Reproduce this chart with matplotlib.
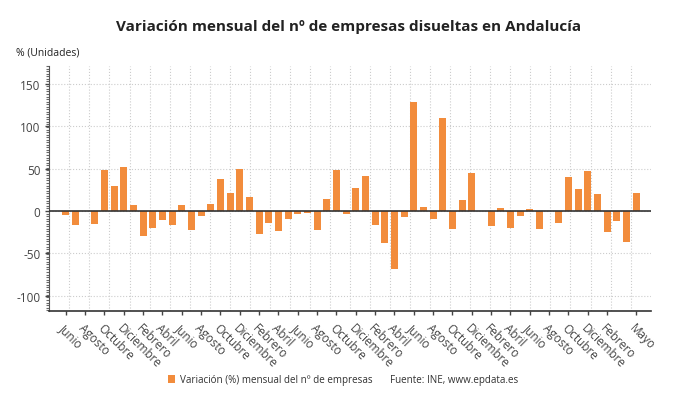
import matplotlib.pyplot as plt
import numpy as np

# month names (Spanish), series starts in June
month_names = ['Enero', 'Febrero', 'Marzo', 'Abril', 'Mayo', 'Junio', 'Julio',
               'Agosto', 'Septiembre', 'Octubre', 'Noviembre', 'Diciembre']
start_month = 5  # Junio

# monthly variation (%) of dissolved companies
values = [-5, -17, 0, -15, 48, 29, 52, 7.5, -30, -20, -11, -16,
          7, -23, -6, 8, 38, 21, 49, 16, -27.6, -14.6, -24, -9,
          -3, -2, -22, 14, 48.5, -4, 27.6, 41, -17, -37.4, -69, -6.7,
          128, 4.3, -9.5, 110, -21, 13, 45, 0, -18, 4, -20, -6,
          2, -21.7, 0, -14.6, 40.6, 26.4, 47, 20, -24.4, -11.8, -36.6, 21]

months = [month_names[(start_month + i) % 12] for i in range(len(values))]
tick_pos = list(range(0, 57, 2)) + [59]
tick_labels = [months[i] for i in tick_pos]

plt.rcParams['font.family'] = ['Open Sans', 'DejaVu Sans']
plt.rcParams['axes.unicode_minus'] = False

fig = plt.figure(figsize=(6.9, 4.06), dpi=100)
ax = fig.add_axes([0.0715, 0.2315, 0.8715, 0.6035])

x = np.arange(len(values))
bars = ax.bar(x, values, width=0.72, color='#F28C3C', zorder=2,
              label='Variación (%) mensual del nº de empresas')
ax.axhline(0, color='#333333', linewidth=1.2, zorder=3)

ax.set_xlim(-1.7, 60.5)
ax.set_ylim(-118, 171)

#ticks
ax.set_yticks([-100, -50, 0, 50, 100, 150])
ax.set_xticks(tick_pos)
ax.set_xticklabels(tick_labels, rotation=-45, ha='left', va='top',
                   rotation_mode='anchor')
ax.tick_params(axis='both', colors='#444444', labelsize=8.5, length=3, width=1)
ax.tick_params(axis='x', pad=4)
ax.yaxis.set_minor_locator(plt.MultipleLocator(3))
ax.tick_params(axis='y', which='minor', length=2, width=0.8, color='#666666')
ax.tick_params(axis='x', which='minor', length=0)

#grid: vertical lines evenly split the plot width
lo, hi = ax.get_xlim()
ax.set_xticks(np.linspace(lo, hi, 31)[1:-1], minor=True)
ax.grid(axis='x', which='minor', color='#cccccc', linestyle=':', linewidth=0.8)
ax.grid(axis='y', which='major', color='#cccccc', linestyle=':', linewidth=0.8)
ax.set_axisbelow(True)

for s in ['top', 'right']:
    ax.spines[s].set_visible(False)
ax.spines['left'].set_color('#555555')
ax.spines['bottom'].set_color('#333333')
ax.spines['bottom'].set_linewidth(1.2)

#titles
fig.text(0.505, 1 - 27 / 406, 'Variación mensual del nº de empresas disueltas en Andalucía',
         ha='center', va='center', fontsize=11, fontweight='bold', color='#222222')
fig.text(16 / 690, 1 - 53 / 406, '% (Unidades)', ha='left', va='center',
         fontsize=7.5, color='#222222')

#legend and source
leg = fig.legend(handles=[bars], loc='center left',
                 bbox_to_anchor=(164 / 690, 1 - 381 / 406), frameon=False,
                 fontsize=7.1, handlelength=0.75, handleheight=0.75,
                 handletextpad=0.5, borderaxespad=0)
for t in leg.get_texts():
    t.set_color('#333333')
fig.text(390 / 690, 1 - 381 / 406, 'Fuente: INE, www.epdata.es', ha='left',
         va='center', fontsize=7.1, color='#333333')

plt.savefig('out.png', dpi=100)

——————

◆ **What you are asked to do**: Write out each line of the listing above, exactly, from its first line to the line holding "ax.set_ylim(-118, 171)", inclusive. Skip the pictures.

◆ **In response**:
Reproduce this chart with matplotlib.
import matplotlib.pyplot as plt
import numpy as np

# month names (Spanish), series starts in June
month_names = ['Enero', 'Febrero', 'Marzo', 'Abril', 'Mayo', 'Junio', 'Julio',
               'Agosto', 'Septiembre', 'Octubre', 'Noviembre', 'Diciembre']
start_month = 5  # Junio

# monthly variation (%) of dissolved companies
values = [-5, -17, 0, -15, 48, 29, 52, 7.5, -30, -20, -11, -16,
          7, -23, -6, 8, 38, 21, 49, 16, -27.6, -14.6, -24, -9,
          -3, -2, -22, 14, 48.5, -4, 27.6, 41, -17, -37.4, -69, -6.7,
          128, 4.3, -9.5, 110, -21, 13, 45, 0, -18, 4, -20, -6,
          2, -21.7, 0, -14.6, 40.6, 26.4, 47, 20, -24.4, -11.8, -36.6, 21]

months = [month_names[(start_month + i) % 12] for i in range(len(values))]
tick_pos = list(range(0, 57, 2)) + [59]
tick_labels = [months[i] for i in tick_pos]

plt.rcParams['font.family'] = ['Open Sans', 'DejaVu Sans']
plt.rcParams['axes.unicode_minus'] = False

fig = plt.figure(figsize=(6.9, 4.06), dpi=100)
ax = fig.add_axes([0.0715, 0.2315, 0.8715, 0.6035])

x = np.arange(len(values))
bars = ax.bar(x, values, width=0.72, color='#F28C3C', zorder=2,
              label='Variación (%) mensual del nº de empresas')
ax.axhline(0, color='#333333', linewidth=1.2, zorder=3)

ax.set_xlim(-1.7, 60.5)
ax.set_ylim(-118, 171)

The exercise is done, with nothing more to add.